Dr. Thomas Alan Schwartz
is a historian of the foreign relations of the United States, with related interests in modern European history and the history of international relations. Professor Schwartz taught for five years at Harvard University, and has been teaching at Vanderbilt since 1990. While at Vanderbilt, he has developed courses dealing with the United States and the Vietnam War as well a course entitled, “Power and Diplomacy in the Modern Middle East.” He has held fellowships from the Social Science Research Council, the German Historical Society, the Norwegian Nobel Institute, the Woodrow Wilson International Center for Scholars, and the Center for the Study of European Integration.
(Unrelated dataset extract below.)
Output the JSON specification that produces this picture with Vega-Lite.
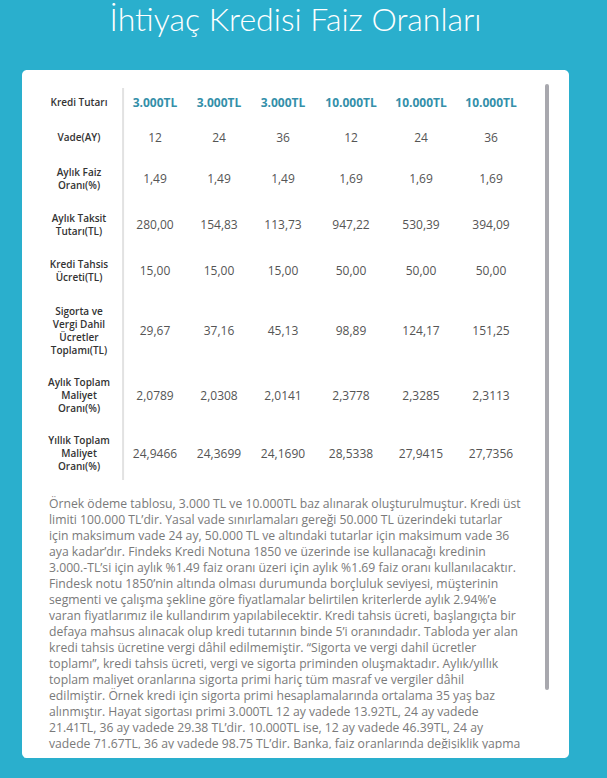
{
  "$schema": "https://vega.github.io/schema/vega-lite/v6.json",
  "width": 607,
  "height": 778,
  "autosize": {"type": "fit", "contains": "padding"},
  "padding": {"left": 22, "right": 38, "top": 5, "bottom": 20},
  "background": "#2aafcd",
  "title": {
    "text": "İhtiyaç Kredisi Faiz Oranları",
    "color": "white",
    "font": "Lato",
    "fontWeight": 300,
    "fontSize": 32,
    "anchor": "middle",
    "offset": 32
  },
  "config": {
    "view": {"fill": "white", "stroke": null, "cornerRadius": 5}
  },
  "datasets": {
    "labels": [
      {"row": 1, "col": 0, "text": "Kredi Tutarı"},
      {"row": 2, "col": 0, "text": "Vade(AY)"},
      {"row": 3, "col": 0, "text": "Aylık Faiz\nOranı(%)"},
      {"row": 4, "col": 0, "text": "Aylık Taksit\nTutarı(TL)"},
      {"row": 5, "col": 0, "text": "Kredi Tahsis\nÜcreti(TL)"},
      {"row": 6, "col": 0, "text": "Sigorta ve\nVergi Dahil\nÜcretler\nToplamı(TL)"},
      {"row": 7, "col": 0, "text": "Aylık Toplam\nMaliyet\nOranı(%)"},
      {"row": 8, "col": 0, "text": "Yıllık Toplam\nMaliyet\nOranı(%)"}
    ],
    "header": [
      {"row": 1, "col": 1, "text": "3.000TL"},
      {"row": 1, "col": 2, "text": "3.000TL"},
      {"row": 1, "col": 3, "text": "3.000TL"},
      {"row": 1, "col": 4, "text": "10.000TL"},
      {"row": 1, "col": 5, "text": "10.000TL"},
      {"row": 1, "col": 6, "text": "10.000TL"}
    ],
    "cells": [
      {"row": 2, "col": 1, "text": "12"},
      {"row": 2, "col": 2, "text": "24"},
      {"row": 2, "col": 3, "text": "36"},
      {"row": 2, "col": 4, "text": "12"},
      {"row": 2, "col": 5, "text": "24"},
      {"row": 2, "col": 6, "text": "36"},
      {"row": 3, "col": 1, "text": "1,49"},
      {"row": 3, "col": 2, "text": "1,49"},
      {"row": 3, "col": 3, "text": "1,49"},
      {"row": 3, "col": 4, "text": "1,69"},
      {"row": 3, "col": 5, "text": "1,69"},
      {"row": 3, "col": 6, "text": "1,69"},
      {"row": 4, "col": 1, "text": "280,00"},
      {"row": 4, "col": 2, "text": "154,83"},
      {"row": 4, "col": 3, "text": "113,73"},
      {"row": 4, "col": 4, "text": "947,22"},
      {"row": 4, "col": 5, "text": "530,39"},
      {"row": 4, "col": 6, "text": "394,09"},
      {"row": 5, "col": 1, "text": "15,00"},
      {"row": 5, "col": 2, "text": "15,00"},
      {"row": 5, "col": 3, "text": "15,00"},
      {"row": 5, "col": 4, "text": "50,00"},
      {"row": 5, "col": 5, "text": "50,00"},
      {"row": 5, "col": 6, "text": "50,00"},
      {"row": 6, "col": 1, "text": "29,67"},
      {"row": 6, "col": 2, "text": "37,16"},
      {"row": 6, "col": 3, "text": "45,13"},
      {"row": 6, "col": 4, "text": "98,89"},
      {"row": 6, "col": 5, "text": "124,17"},
      {"row": 6, "col": 6, "text": "151,25"},
      {"row": 7, "col": 1, "text": "2,0789"},
      {"row": 7, "col": 2, "text": "2,0308"},
      {"row": 7, "col": 3, "text": "2,0141"},
      {"row": 7, "col": 4, "text": "2,3778"},
      {"row": 7, "col": 5, "text": "2,3285"},
      {"row": 7, "col": 6, "text": "2,3113"},
      {"row": 8, "col": 1, "text": "24,9466"},
      {"row": 8, "col": 2, "text": "24,3699"},
      {"row": 8, "col": 3, "text": "24,1690"},
      {"row": 8, "col": 4, "text": "28,5338"},
      {"row": 8, "col": 5, "text": "27,9415"},
      {"row": 8, "col": 6, "text": "27,7356"}
    ],
    "paragraph": [
      {"line": 1, "text": "Örnek ödeme tablosu, 3.000 TL ve 10.000TL baz alınarak oluşturulmuştur. Kredi üst"},
      {"line": 2, "text": "limiti 100.000 TL’dir. Yasal vade sınırlamaları gereği 50.000 TL üzerindeki tutarlar"},
      {"line": 3, "text": "için maksimum vade 24 ay, 50.000 TL ve altındaki tutarlar için maksimum vade 36"},
      {"line": 4, "text": "aya kadar’dır. Findeks Kredi Notuna 1850 ve üzerinde ise kullanacağı kredinin"},
      {"line": 5, "text": "3.000.-TL’si için aylık %1.49 faiz oranı üzeri için aylık %1.69 faiz oranı kullanılacaktır."},
      {"line": 6, "text": "Findesk notu 1850’nin altında olması durumunda borçluluk seviyesi, müşterinin"},
      {"line": 7, "text": "segmenti ve çalışma şekline göre fiyatlamalar belirtilen kriterlerde aylık 2.94%’e"},
      {"line": 8, "text": "varan fiyatlarımız ile kullandırım yapılabilecektir. Kredi tahsis ücreti, başlangıçta bir"},
      {"line": 9, "text": "defaya mahsus alınacak olup kredi tutarının binde 5’i oranındadır. Tabloda yer alan"},
      {"line": 10, "text": "kredi tahsis ücretine vergi dâhil edilmemiştir. “Sigorta ve vergi dahil ücretler"},
      {"line": 11, "text": "toplamı”, kredi tahsis ücreti, vergi ve sigorta priminden oluşmaktadır. Aylık/yıllık"},
      {"line": 12, "text": "toplam maliyet oranlarına sigorta primi hariç tüm masraf ve vergiler dâhil"},
      {"line": 13, "text": "edilmiştir. Örnek kredi için sigorta primi hesaplamalarında ortalama 35 yaş baz"},
      {"line": 14, "text": "alınmıştır. Hayat sigortası primi 3.000TL 12 ay vadede 13.92TL, 24 ay vadede"},
      {"line": 15, "text": "21.41TL, 36 ay vadede 29.38 TL’dir. 10.000TL ise, 12 ay vadede 46.39TL, 24 ay"},
      {"line": 16, "text": "vadede 71.67TL, 36 ay vadede 98.75 TL’dir. Banka, faiz oranlarında değişiklik yapma"}
    ]
  },
  "layer": [
    {
      "data": {"values": [{}]},
      "mark": {"type": "rule", "color": "#e2e2e2", "strokeWidth": 2},
      "encoding": {
        "x": {"datum": 0.58, "type": "quantitative", "scale": {"domain": [0, 1, 2, 3, 4, 5, 6], "range": [57, 133, 197, 261, 329, 399, 469]}, "axis": null},
        "y": {"datum": 0.57, "type": "quantitative", "scale": {"domain": [1, 2, 3, 4, 5, 6, 7, 8], "range": [33, 68, 109, 155, 201, 261, 326, 384]}, "axis": null},
        "y2": {"datum": 8.45}
      }
    },
    {
      "data": {"name": "labels"},
      "transform": [{"filter": {"field": "row", "oneOf": [1, 2]}}],
      "mark": {"type": "text", "font": "Open Sans", "fontWeight": 600, "fontSize": 10, "color": "#333333", "lineBreak": "\n", "lineHeight": 13, "align": "center", "baseline": "middle"},
      "encoding": {
        "x": {"field": "col", "type": "quantitative", "scale": {"domain": [0, 1, 2, 3, 4, 5, 6], "range": [57, 133, 197, 261, 329, 399, 469]}, "axis": null},
        "y": {"field": "row", "type": "quantitative", "scale": {"domain": [1, 2, 3, 4, 5, 6, 7, 8], "range": [33, 68, 109, 155, 201, 261, 326, 384]}, "axis": null},
        "text": {"field": "text"}
      }
    },
    {
      "data": {"name": "labels"},
      "transform": [{"filter": {"field": "row", "oneOf": [3, 4, 5]}}],
      "mark": {"type": "text", "font": "Open Sans", "fontWeight": 600, "fontSize": 10, "color": "#333333", "lineBreak": "\n", "lineHeight": 13, "align": "center", "baseline": "middle", "dy": -6.5},
      "encoding": {
        "x": {"field": "col", "type": "quantitative", "scale": {"domain": [0, 1, 2, 3, 4, 5, 6], "range": [57, 133, 197, 261, 329, 399, 469]}, "axis": null},
        "y": {"field": "row", "type": "quantitative", "scale": {"domain": [1, 2, 3, 4, 5, 6, 7, 8], "range": [33, 68, 109, 155, 201, 261, 326, 384]}, "axis": null},
        "text": {"field": "text"}
      }
    },
    {
      "data": {"name": "labels"},
      "transform": [{"filter": {"field": "row", "oneOf": [7, 8]}}],
      "mark": {"type": "text", "font": "Open Sans", "fontWeight": 600, "fontSize": 10, "color": "#333333", "lineBreak": "\n", "lineHeight": 13, "align": "center", "baseline": "middle", "dy": -13},
      "encoding": {
        "x": {"field": "col", "type": "quantitative", "scale": {"domain": [0, 1, 2, 3, 4, 5, 6], "range": [57, 133, 197, 261, 329, 399, 469]}, "axis": null},
        "y": {"field": "row", "type": "quantitative", "scale": {"domain": [1, 2, 3, 4, 5, 6, 7, 8], "range": [33, 68, 109, 155, 201, 261, 326, 384]}, "axis": null},
        "text": {"field": "text"}
      }
    },
    {
      "data": {"name": "labels"},
      "transform": [{"filter": {"field": "row", "oneOf": [6]}}],
      "mark": {"type": "text", "font": "Open Sans", "fontWeight": 600, "fontSize": 10, "color": "#333333", "lineBreak": "\n", "lineHeight": 13, "align": "center", "baseline": "middle", "dy": -19.5},
      "encoding": {
        "x": {"field": "col", "type": "quantitative", "scale": {"domain": [0, 1, 2, 3, 4, 5, 6], "range": [57, 133, 197, 261, 329, 399, 469]}, "axis": null},
        "y": {"field": "row", "type": "quantitative", "scale": {"domain": [1, 2, 3, 4, 5, 6, 7, 8], "range": [33, 68, 109, 155, 201, 261, 326, 384]}, "axis": null},
        "text": {"field": "text"}
      }
    },
    {
      "data": {"name": "header"},
      "mark": {"type": "text", "font": "Open Sans", "fontWeight": 700, "fontSize": 12, "color": "#348fa9", "align": "center", "baseline": "middle"},
      "encoding": {
        "x": {"field": "col", "type": "quantitative", "scale": {"domain": [0, 1, 2, 3, 4, 5, 6], "range": [57, 133, 197, 261, 329, 399, 469]}, "axis": null},
        "y": {"field": "row", "type": "quantitative", "scale": {"domain": [1, 2, 3, 4, 5, 6, 7, 8], "range": [33, 68, 109, 155, 201, 261, 326, 384]}, "axis": null},
        "text": {"field": "text"}
      }
    },
    {
      "data": {"name": "cells"},
      "mark": {"type": "text", "font": "Open Sans", "fontWeight": 400, "fontSize": 12, "color": "#555555", "align": "center", "baseline": "middle"},
      "encoding": {
        "x": {"field": "col", "type": "quantitative", "scale": {"domain": [0, 1, 2, 3, 4, 5, 6], "range": [57, 133, 197, 261, 329, 399, 469]}, "axis": null},
        "y": {"field": "row", "type": "quantitative", "scale": {"domain": [1, 2, 3, 4, 5, 6, 7, 8], "range": [33, 68, 109, 155, 201, 261, 326, 384]}, "axis": null},
        "text": {"field": "text"}
      }
    },
    {
      "data": {"name": "paragraph"},
      "mark": {"type": "text", "font": "Open Sans", "fontSize": 12.2, "color": "#7a7a7a", "align": "left", "baseline": "middle"},
      "encoding": {
        "x": {"datum": 0, "type": "quantitative", "scale": {"domain": [0, 1], "range": [27, 525]}, "axis": null},
        "y": {"field": "line", "type": "quantitative", "scale": {"domain": [1, 16], "range": [434, 674]}, "axis": null},
        "text": {"field": "text"}
      }
    },
    {
      "data": {"values": [{}]},
      "mark": {"type": "rect", "color": "white"},
      "encoding": {
        "x": {"datum": -0.05, "type": "quantitative", "scale": {"domain": [0, 1], "range": [27, 525]}, "axis": null},
        "x2": {"datum": 0.99},
        "y": {"datum": 16.3, "type": "quantitative", "scale": {"domain": [1, 16], "range": [434, 674]}, "axis": null},
        "y2": {"datum": 16.85}
      }
    },
    {
      "data": {"values": [{}]},
      "mark": {"type": "rule", "color": "#a8a8ae", "strokeWidth": 4, "strokeCap": "round"},
      "encoding": {
        "x": {"datum": 1, "type": "quantitative", "scale": {"domain": [0, 1], "range": [0, 525]}, "axis": null},
        "y": {"datum": 0, "type": "quantitative", "scale": {"domain": [0, 1], "range": [16, 674]}, "axis": null},
        "y2": {"datum": 0.915}
      }
    }
  ],
  "resolve": {"scale": {"x": "independent", "y": "independent"}}
}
He has served as president of the Society of Historians of American Foreign Relations and on the US Department of State’s Historical Advisory Committee as the representative of the Organization of American Historians. In 2008, Professor Schwartz received the Annual Alumni Education Award from the Vanderbilt Alumni Association.


Dr. Tracie Prater
is an aerospace engineer in materials and structures at the NASA Marshall Spaceflight Center in Huntsville, Alabama, and received her PhD in mechanical engineering from Vanderbilt in 2012.